### TASK:
Read the lines below. Copy out any that hold the string "matplotlib".

### COLLECTED MATERIAL:
☆ ☆ ☆

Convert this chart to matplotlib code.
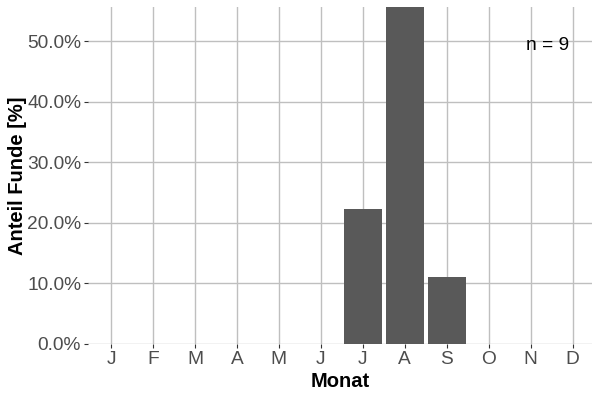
import numpy as np
import matplotlib.pyplot as plt

plt.rcParams['font.family'] = ['Liberation Sans', 'DejaVu Sans']

monate = ['J', 'F', 'M', 'A', 'M', 'J', 'J', 'A', 'S', 'O', 'N', 'D']
funde = [0, 0, 0, 0, 0, 0, 2, 5, 1, 0, 0, 0]
n = 9  # total finds, incl. one without month
anteil = np.array(funde) / n

fig = plt.figure(figsize=(6, 4), dpi=100)
ax = fig.add_axes([88/600, 56/400, 504/600, 337/400])

x = np.arange(len(monate))
ax.bar(x, anteil, width=0.9, color='#595959', zorder=2)

ax.set_xlim(-0.548, 11.46)
ax.set_ylim(0, 5/9 + 0.0007)
ax.set_xticks(x)
ax.set_xticklabels(monate)
ax.set_yticks(np.arange(0, 0.51, 0.1))
ax.set_yticklabels(['%.1f%%' % (v*100) for v in np.arange(0, 0.51, 0.1)])

ax.grid(True, color='#bfbfbf', linewidth=1.0, zorder=0)
ax.set_axisbelow(True)
for s in ax.spines.values():
    s.set_visible(False)
ax.tick_params(axis='both', colors='#333333', labelcolor='#4d4d4d',
               labelsize=13.8, length=3, width=0.8, pad=2)

ax.set_xlabel('Monat', fontsize=14.5, fontweight='bold', labelpad=3)
ax.set_ylabel('Anteil Funde [%]', fontsize=14.5, fontweight='bold', labelpad=0)

ax.text(0.955, 0.885, 'n = %d' % n, transform=ax.transAxes, ha='right',
        va='center', fontsize=13.8, color='black')

fig.savefig('out.png', dpi=100)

☆ ☆ ☆

### EXERCISE RESULT:
Convert this chart to matplotlib code.
import matplotlib.pyplot as plt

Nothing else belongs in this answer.